Большинство средних школ находится в руках миссионеров. Государственных лицеев в Того восемь, миссионерских, у которых в отличие от других имеются общежития для учащихся, двенадцать. Миссионерские лицеи получают помощь почти со всего мира. Здесь преподают испанцы, итальянцы, американцы и, конечно, французы. Главное требование-хорошо знать французский. К своей педагогической и миссионерской деятельности они готовятся в специальной — школе в Париже. В миссионерских лицеях преимущественно преподают немцы, но и они должны знать французский язык, потому что на нем — ведется преподавание во всех школах.

В Того не только язык французский, но и сама система образования построена по французскому образцу. Французский язык начинают преподавать с первого класса. Африканские дети учатся читать, писать и считать на французском. Письменные экзаменационные работы, как правило, присылаются из университета в Бордо, в нем же оцениваются и ответы. На устных экзаменах присутствует представитель этого университета. Кроме того, ежегодно специальная комиссия определяет, соответствуют ли выпускные экзамены уровню выпускных экзаменов во Франции.

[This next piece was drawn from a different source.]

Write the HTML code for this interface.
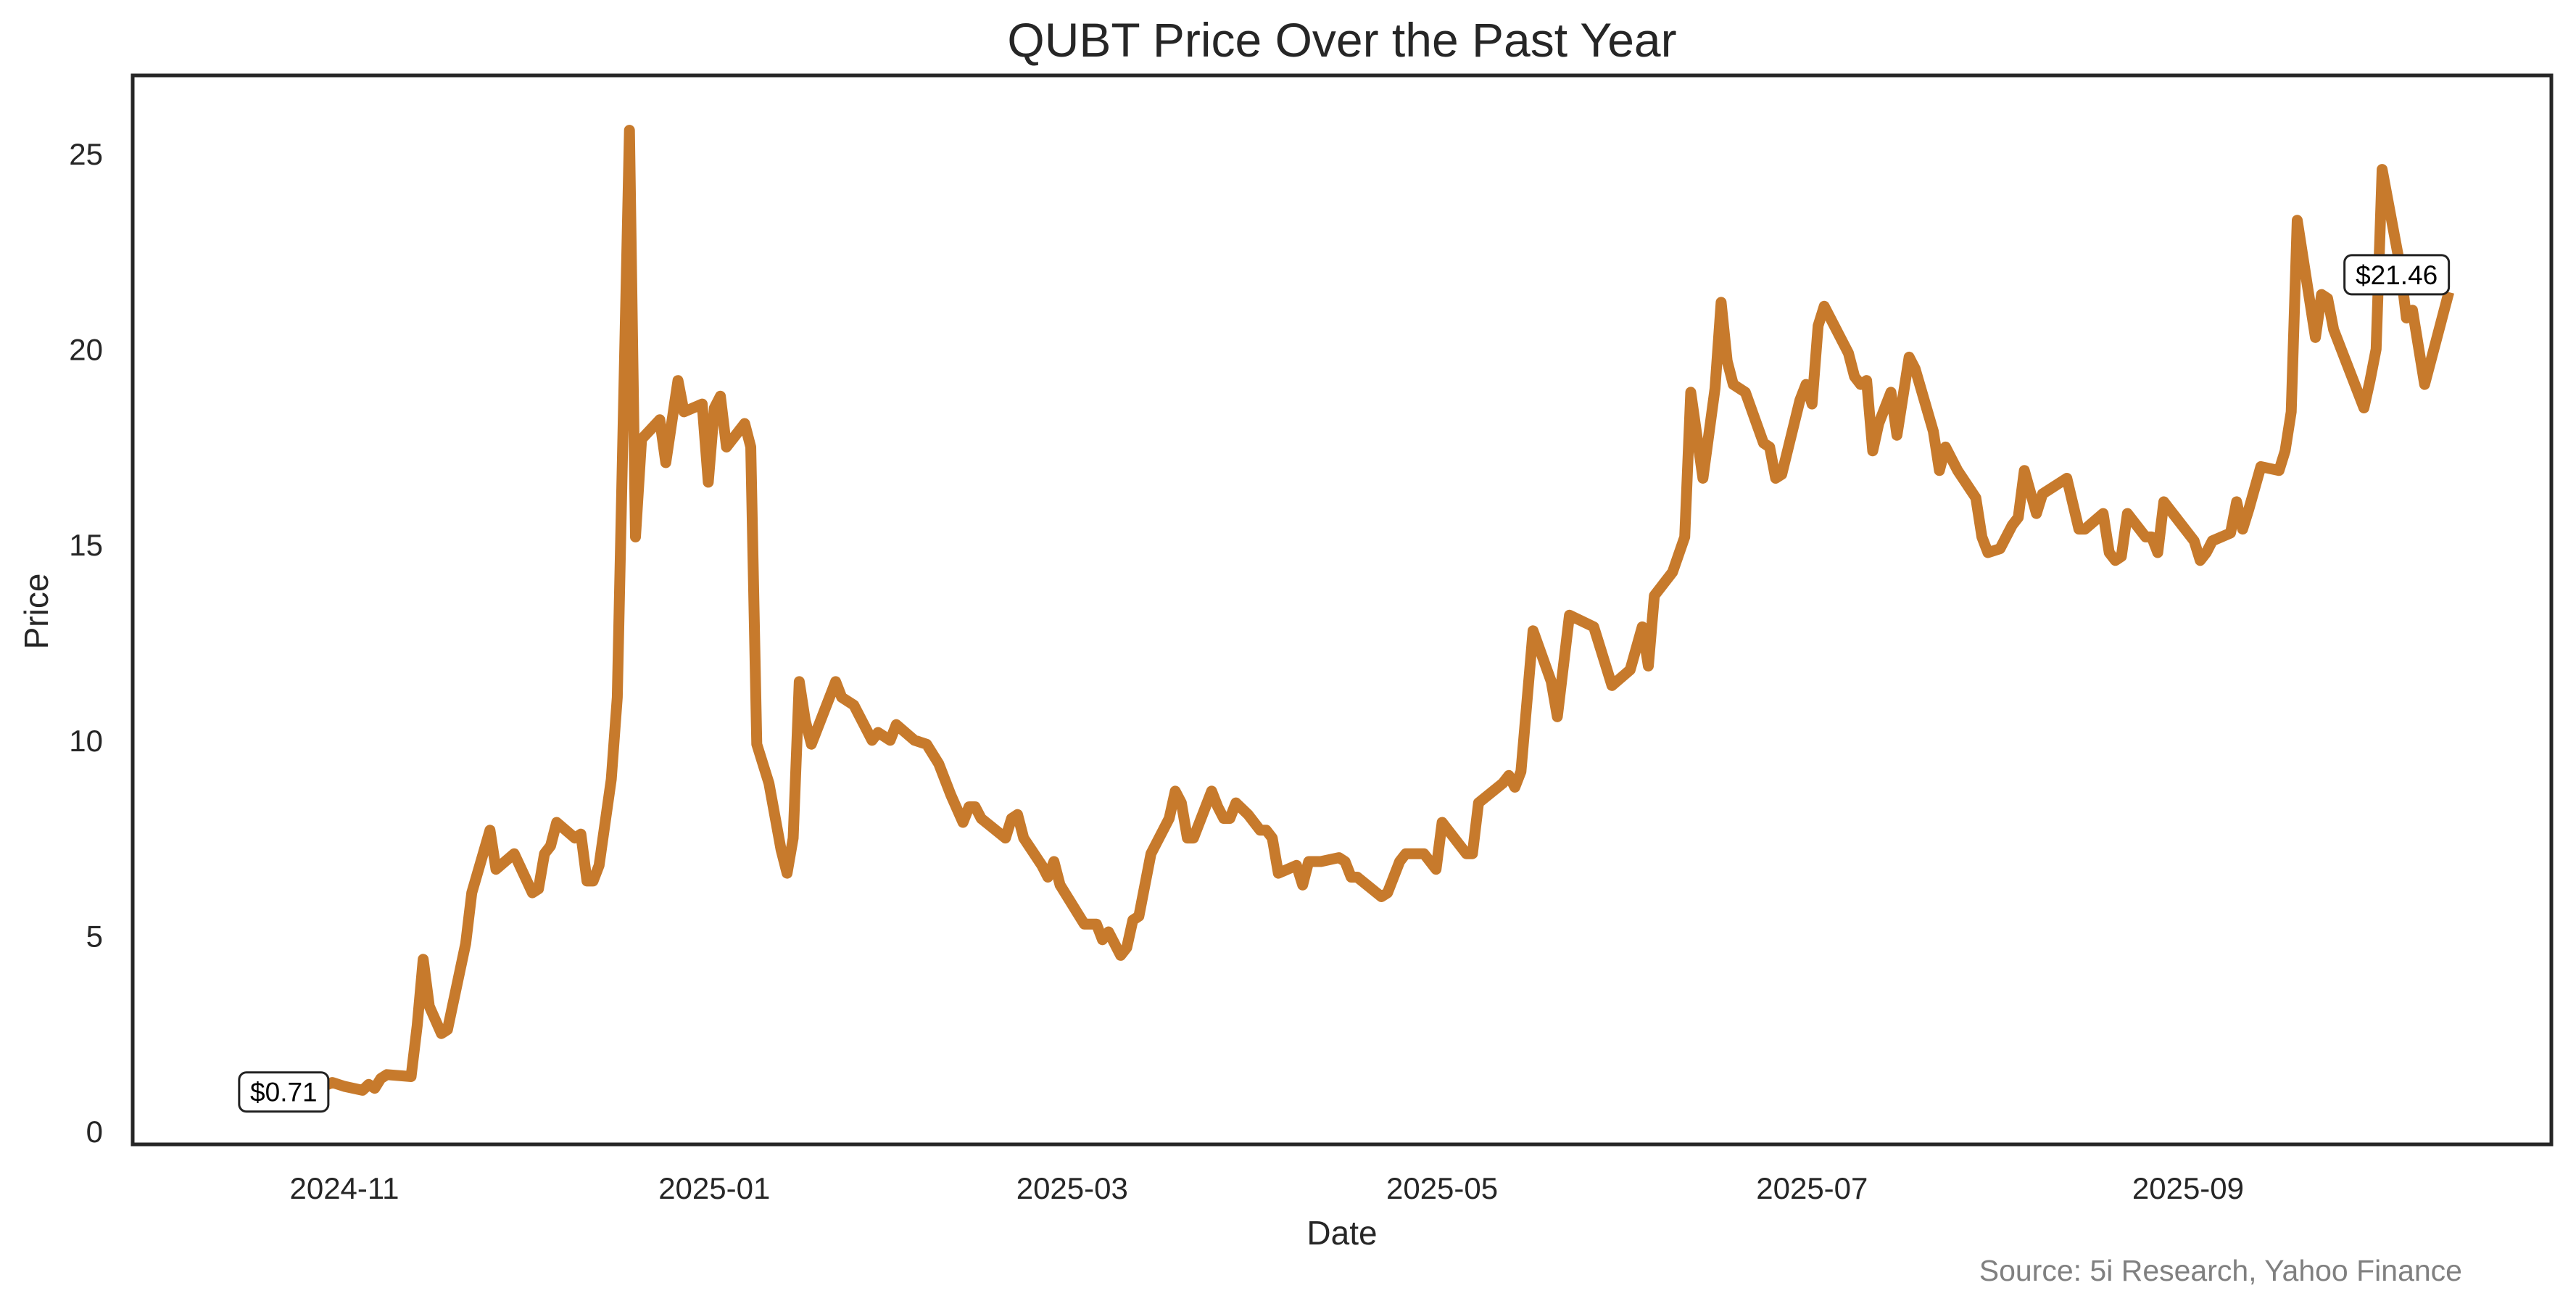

Напрашивается естественный вопрос: нельзя ли в первых классах заменить французский язык одним из тоголезских языков, например эве на юге, кабре и котоколи в Центральном Того, хауса на севере? Конечно, можно возразить, что, поскольку ни на одном из упомянутых языков, кроме эве, нет литературы, обучение в школах на языках этих народов углубило бы противоречия. Предлагалось сделать язык эве языком всего Того, но это еще больше осложнило бы положение на севере, где к французскому языку добавился бы еще один чужой язык. А это, в свою очередь, ухудшило бы и знание французского. Как видно, все не так просто. Поэтому французский язык как нейтральный для народов Того — пока единственный выход.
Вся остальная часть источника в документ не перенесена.